It is required that the lines from the top of the listing through the line with "t = np.round(np.arange(195) * 0.25, 2)" be reproduced exactly, excluding pictures.

▸ SUPPLIED DATA:

+--

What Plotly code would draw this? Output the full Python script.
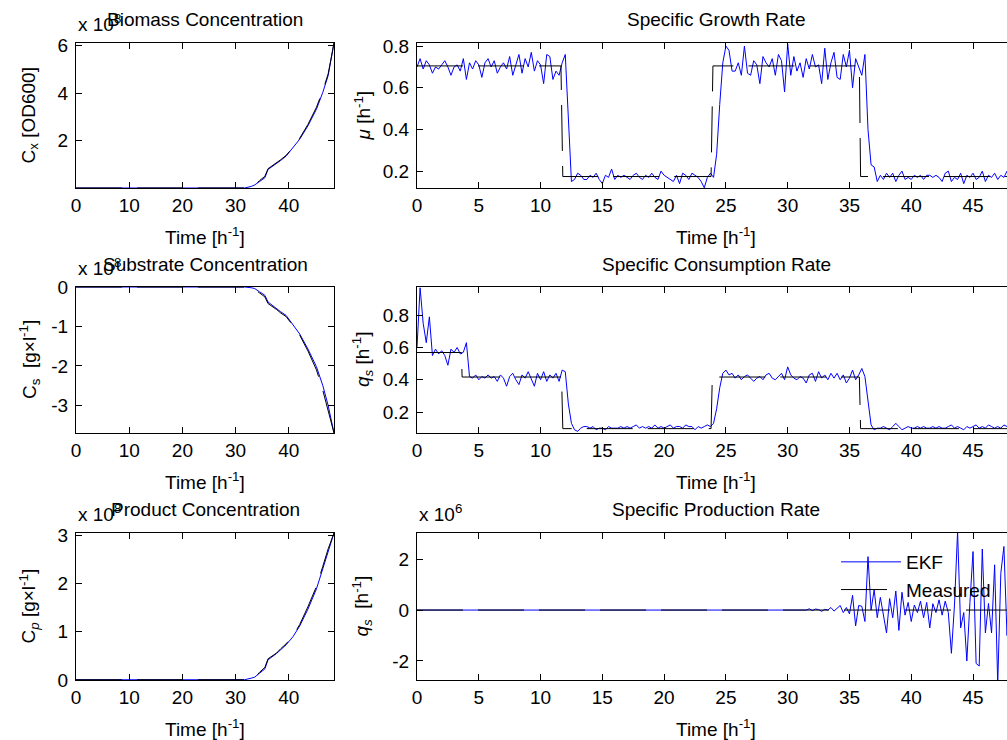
import numpy as np
import plotly.graph_objects as go

# ---------------- data ----------------
# sampling grid of the EKF estimates (h)
t = np.round(np.arange(195) * 0.25, 2)

mu_ekf = [
    0.70, 0.74, 0.69, 0.73, 0.71, 0.67, 0.70, 0.69, 0.71, 0.73,
    0.70, 0.66, 0.70, 0.71, 0.68, 0.74, 0.64, 0.72, 0.69, 0.73,
    0.71, 0.65, 0.72, 0.74, 0.70, 0.73, 0.67, 0.70, 0.72, 0.69,
    0.75, 0.66, 0.71, 0.76, 0.67, 0.74, 0.70, 0.77, 0.68, 0.73,
    0.71, 0.62, 0.76, 0.75, 0.64, 0.68, 0.66, 0.72,
    0.76, 0.45, 0.15, 0.16, 0.19, 0.18, 0.16, 0.16, 0.18, 0.17,
    0.19, 0.16, 0.14, 0.18, 0.17, 0.21, 0.16, 0.18, 0.17, 0.18,
    0.17, 0.16, 0.18, 0.19, 0.17, 0.16, 0.18, 0.17, 0.19, 0.17,
    0.16, 0.20, 0.18, 0.17, 0.16, 0.15, 0.18, 0.14, 0.19, 0.18,
    0.16, 0.19, 0.18, 0.17, 0.15, 0.12, 0.17, 0.19,
    0.17, 0.28, 0.52, 0.72, 0.80, 0.78, 0.68, 0.68, 0.72, 0.66,
    0.80, 0.67, 0.66, 0.73, 0.71, 0.62, 0.75, 0.72, 0.70, 0.74,
    0.66, 0.76, 0.73, 0.58, 0.81, 0.66, 0.75, 0.68, 0.72, 0.65,
    0.74, 0.69, 0.76, 0.70, 0.71, 0.62, 0.79, 0.64, 0.72, 0.77,
    0.65, 0.64, 0.76, 0.70, 0.78, 0.60, 0.74, 0.70,
    0.66, 0.76, 0.40, 0.23, 0.22, 0.15, 0.18, 0.16, 0.19, 0.17,
    0.19, 0.15, 0.18, 0.20, 0.16, 0.17, 0.16, 0.18, 0.17, 0.18,
    0.16, 0.18, 0.18, 0.17, 0.18, 0.17, 0.15, 0.19, 0.20, 0.15,
    0.17, 0.16, 0.19, 0.14, 0.18, 0.17, 0.19, 0.16, 0.17, 0.20,
    0.15, 0.18, 0.17, 0.19, 0.16, 0.18, 0.17, 0.20, 0.18, 0.16,
    0.17,
]
mu_meas_t = [0, 11.65, 11.8, 23.8, 23.95, 35.8, 35.9, 48.5]
mu_meas = [0.705, 0.705, 0.174, 0.174, 0.705, 0.705, 0.174, 0.174]

qs_ekf = [
    0.60, 0.97, 0.75, 0.63, 0.79, 0.55, 0.59, 0.56, 0.58, 0.55,
    0.49, 0.59, 0.57, 0.60, 0.56,
    0.57, 0.63, 0.42, 0.41, 0.43, 0.40, 0.42, 0.41, 0.43, 0.41,
    0.42, 0.39, 0.43, 0.41, 0.36, 0.42, 0.44, 0.40, 0.37, 0.43,
    0.41, 0.45, 0.40, 0.36, 0.44, 0.40, 0.45, 0.39, 0.43, 0.41,
    0.44, 0.39, 0.46,
    0.45, 0.25, 0.13, 0.09, 0.08, 0.10, 0.11, 0.11, 0.10, 0.11,
    0.09, 0.10, 0.10, 0.09, 0.11, 0.10, 0.10, 0.10, 0.11, 0.10,
    0.11, 0.10, 0.11, 0.12, 0.10, 0.11, 0.10, 0.11, 0.10, 0.12,
    0.10, 0.11, 0.10, 0.11, 0.12, 0.10, 0.11, 0.11, 0.10, 0.12,
    0.11, 0.11, 0.09, 0.11, 0.10, 0.11, 0.12, 0.11,
    0.13, 0.22, 0.35, 0.44, 0.46, 0.43, 0.44, 0.41, 0.43, 0.40,
    0.42, 0.43, 0.41, 0.39, 0.41, 0.42, 0.40, 0.43, 0.44, 0.41,
    0.40, 0.42, 0.44, 0.40, 0.48, 0.43, 0.41, 0.40, 0.42, 0.41,
    0.38, 0.43, 0.44, 0.39, 0.45, 0.41, 0.43, 0.40, 0.44, 0.41,
    0.44, 0.40, 0.43, 0.38, 0.41, 0.46, 0.40, 0.43,
    0.47, 0.42, 0.25, 0.12, 0.09, 0.10, 0.10, 0.11, 0.10, 0.09,
    0.11, 0.13, 0.11, 0.09, 0.10, 0.11, 0.10, 0.10, 0.11, 0.10,
    0.11, 0.10, 0.10, 0.11, 0.10, 0.11, 0.10, 0.10, 0.11, 0.12,
    0.10, 0.11, 0.10, 0.09, 0.11, 0.10, 0.11, 0.12, 0.10, 0.11,
    0.10, 0.12, 0.11, 0.10, 0.11, 0.10, 0.12, 0.11, 0.11, 0.10,
    0.11,
]
qs_meas_t = [0, 3.6, 3.65, 11.7, 11.8, 23.8, 23.9, 35.8, 35.9, 48.5]
qs_meas = [0.569, 0.569, 0.417, 0.417, 0.097, 0.097, 0.417, 0.417, 0.097, 0.097]

# specific production rate, x 10^6 (flat zero up to 31.25 h)
qp_ekf = [0.0] * 126 + [
    0.00, 0.05, -0.02, 0.04, 0.02, -0.05, 0.03, 0.00, 0.10, -0.04,
    0.06, 0.18, -0.10, 0.10, -0.15, 0.58, -0.62, 0.18, 0.15, -0.45,
    2.10, 0.00, 0.80, -0.30, 0.50, -0.25, -0.90, 0.45, -0.30, 0.75,
    -0.80, 0.70, -0.20, 0.30, -0.45, 0.20, -0.10, 0.35, -0.30, 0.30,
    -0.70, 0.25, -0.10, 0.40, -0.20, 0.35, -0.10, -1.70, 0.20, 3.10,
    -0.70, -0.10, -2.00, 0.30, 2.30, -2.10, -2.20, 2.40, -0.90, 0.26,
    -0.90, 1.78, -2.90, 1.45, 2.50, -1.00, 1.20, -0.80, 0.50,
]
qp_meas_t = [0, 48.5]
qp_meas = [0.0, 0.0]

# concentrations, x 10^8
conc_t = [0, 30, 31.7, 33, 33.6, 34.5, 35.5, 36.1, 37, 37.7, 38.5, 39.5,
          40.8, 42.05, 43.6, 45.2, 46.4, 47.4, 48.5]
cx_ekf = [0.01, 0.01, 0.01, 0.08, 0.14, 0.28, 0.44, 0.79, 0.92, 1.04, 1.17,
          1.35, 1.70, 2.06, 2.62, 3.32, 4.03, 4.73, 6.10]
cx_meas = [0.01, 0.01, 0.01, 0.06, 0.12, 0.32, 0.50, 0.82, 0.95, 1.06, 1.20,
           1.38, 1.72, 2.10, 2.68, 3.40, 4.10, 4.80, 6.10]
cs_ekf = [0, 0, 0, -0.02, -0.04, -0.12, -0.21, -0.38, -0.48, -0.55, -0.63,
          -0.72, -0.96, -1.19, -1.57, -2.02, -2.50, -3.00, -3.70]
cs_meas = [0, 0, 0, -0.03, -0.06, -0.15, -0.25, -0.42, -0.50, -0.57, -0.66,
           -0.75, -0.98, -1.22, -1.62, -2.10, -2.62, -3.12, -3.70]
cp_ekf = [0.005, 0.005, 0.005, 0.04, 0.06, 0.14, 0.23, 0.42, 0.49, 0.55, 0.63,
          0.73, 0.90, 1.12, 1.47, 1.89, 2.31, 2.67, 3.05]
cp_meas = [0.005, 0.005, 0.005, 0.03, 0.05, 0.16, 0.26, 0.44, 0.50, 0.56, 0.65,
           0.75, 0.92, 1.15, 1.52, 1.94, 2.36, 2.72, 3.05]

titles = ["Biomass Concentration", "Specific Growth Rate",
          "Substrate Concentration", "Specific Consumption Rate",
          "Product Concentration", "Specific Production Rate"]
ylabels = ["C<sub>x</sub> [OD600]", "<i>μ</i> [h<sup>-1</sup>]",
           "C<sub>s</sub>  [g×l<sup>-1</sup>]", "<i>q<sub>s</sub></i> [h<sup>-1</sup>]",
           "C<sub><i>p</i></sub> [g×l<sup>-1</sup>]", "<i>q<sub>s</sub></i>  [h<sup>-1</sup>]"]
xlabel = "Time [h<sup>-1</sup>]"

yticks = [[2, 4, 6], [0.2, 0.4, 0.6, 0.8], [-3, -2, -1, 0], [0.2, 0.4, 0.6, 0.8],
          [0, 1, 2, 3], [-2, 0, 2]]
yticklabels = [["2", "4", "6"], ["0.2", "0.4", "0.6", "0.8"],
               ["-3", "-2", "-1", "0"], ["0.2", "0.4", "0.6", "0.8"],
               ["0", "1", "2", "3"], ["-2", "0", "2"]]
xticks_left = [0, 10, 20, 30, 40]
xticks_right = [0, 5, 10, 15, 20, 25, 30, 35, 40, 45]

# ---------------- figure ----------------
W, H = 1007, 740
FONT = "Liberation Sans, Arial, Helvetica, sans-serif"
FS = 19
BLUE = "#0000FF"
DASH = "46px,15px"

def px(x):
    return x / W

def py(y):
    return 1 - y / H

fig = go.Figure()

panels = [
    (conc_t, cx_ekf, conc_t, cx_meas),
    (t, mu_ekf, mu_meas_t, mu_meas),
    (conc_t, cs_ekf, conc_t, cs_meas),
    (t, qs_ekf, qs_meas_t, qs_meas),
    (conc_t, cp_ekf, conc_t, cp_meas),
    (t, qp_ekf, qp_meas_t, qp_meas),
]

for i, (xe, ye, xm, ym) in enumerate(panels):
    k = "" if i == 0 else str(i + 1)
    last = i == 5
    fig.add_trace(go.Scatter(x=xe, y=ye, mode="lines", name="EKF",
                             line=dict(color=BLUE, width=1),
                             xaxis="x" + k, yaxis="y" + k, showlegend=last))
    fig.add_trace(go.Scatter(x=xm, y=ym, mode="lines", name="Measured",
                             line=dict(color="black", width=1, dash=DASH),
                             xaxis="x" + k, yaxis="y" + k, showlegend=last))

rows = [(43, 188), (287, 433), (533, 680)]
left_dom = [px(76), px(334)]
right_dom = [px(417), 1.0]

yranges = [[0.01, 6.1], [0.119, 0.815], [-3.7, 0.0], [0.07, 0.975],
           [0.0, 3.05], [-2.75, 3.03]]

layout = dict(
    template="none",
    width=W, height=H, margin=dict(l=0, r=0, t=0, b=0, pad=0, autoexpand=False),
    paper_bgcolor="white", plot_bgcolor="white",
    font=dict(family=FONT, size=FS, color="black"),
    showlegend=True,
    legend=dict(x=px(836), y=py(543), xanchor="left", yanchor="top",
                bgcolor="rgba(0,0,0,0)", borderwidth=0, itemwidth=60,
                font=dict(family=FONT, size=FS, color="black"),
                tracegroupgap=0),
)

annotations = []
for i in range(6):
    r, c = divmod(i, 2)
    k = "" if i == 0 else str(i + 1)
    top, bot = rows[r]
    ydom = [py(bot), py(top)]
    xdom = left_dom if c == 0 else right_dom
    xaxis = dict(domain=xdom, anchor="y" + k, showgrid=False, zeroline=False,
                 automargin=False,
                 showline=True, linecolor="black", linewidth=1, mirror="ticks",
                 ticks="inside", ticklen=6, tickcolor="black", tickwidth=1,
                 tickfont=dict(family=FONT, size=FS),
                 ticklabelstandoff=0)
    if c == 0:
        xaxis.update(range=[0, 48.5], tickvals=xticks_left,
                     ticktext=[str(v) for v in xticks_left])
    else:
        xaxis.update(range=[0, 47.75], tickvals=xticks_right,
                     ticktext=[str(v) for v in xticks_right])
    yaxis = dict(domain=ydom, anchor="x" + k, showgrid=False, zeroline=False,
                 automargin=False,
                 showline=True, linecolor="black", linewidth=1,
                 mirror="ticks" if c == 0 else False,
                 ticks="inside", ticklen=6, tickcolor="black", tickwidth=1,
                 range=yranges[i], tickvals=yticks[i], ticktext=yticklabels[i],
                 tickfont=dict(family=FONT, size=FS), ticklabelstandoff=3)
    layout["xaxis" + k] = xaxis
    layout["yaxis" + k] = yaxis

    cx = (76 + 334) / 2 if c == 0 else 716
    # title
    annotations.append(dict(text=titles[i], x=px(cx), y=py(top - 23),
                            xref="paper", yref="paper", showarrow=False,
                            xanchor="center", yanchor="middle",
                            font=dict(family=FONT, size=FS)))
    # x label
    annotations.append(dict(text=xlabel, x=px(cx), y=py(bot + 48),
                            xref="paper", yref="paper", showarrow=False,
                            xanchor="center", yanchor="middle",
                            font=dict(family=FONT, size=FS)))
    # y label
    yx = 29 if c == 0 else 362
    annotations.append(dict(text=ylabels[i], x=px(yx), y=py((top + bot) / 2),
                            xref="paper", yref="paper", showarrow=False,
                            textangle=-90, xanchor="center", yanchor="middle",
                            font=dict(family=FONT, size=FS)))

# exponent labels
for (xp, yp, e) in [(76, 43, "8"), (76, 287, "8"), (76, 533, "8"), (417, 533, "6")]:
    annotations.append(dict(text="x 10<sup>%s</sup>" % e, x=px(xp), y=py(yp - 6),
                            xref="paper", yref="paper", showarrow=False,
                            xanchor="left", yanchor="bottom",
                            font=dict(family=FONT, size=FS)))

layout["annotations"] = annotations
fig.update_layout(**layout)
fig.write_html("out.html",
               config={"displayModeBar": False},
               post_script="document.body.style.margin='0px';"
                           "document.body.style.overflow='hidden';")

+--

▸ REPLY:
What Plotly code would draw this? Output the full Python script.
import numpy as np
import plotly.graph_objects as go

# ---------------- data ----------------
# sampling grid of the EKF estimates (h)
t = np.round(np.arange(195) * 0.25, 2)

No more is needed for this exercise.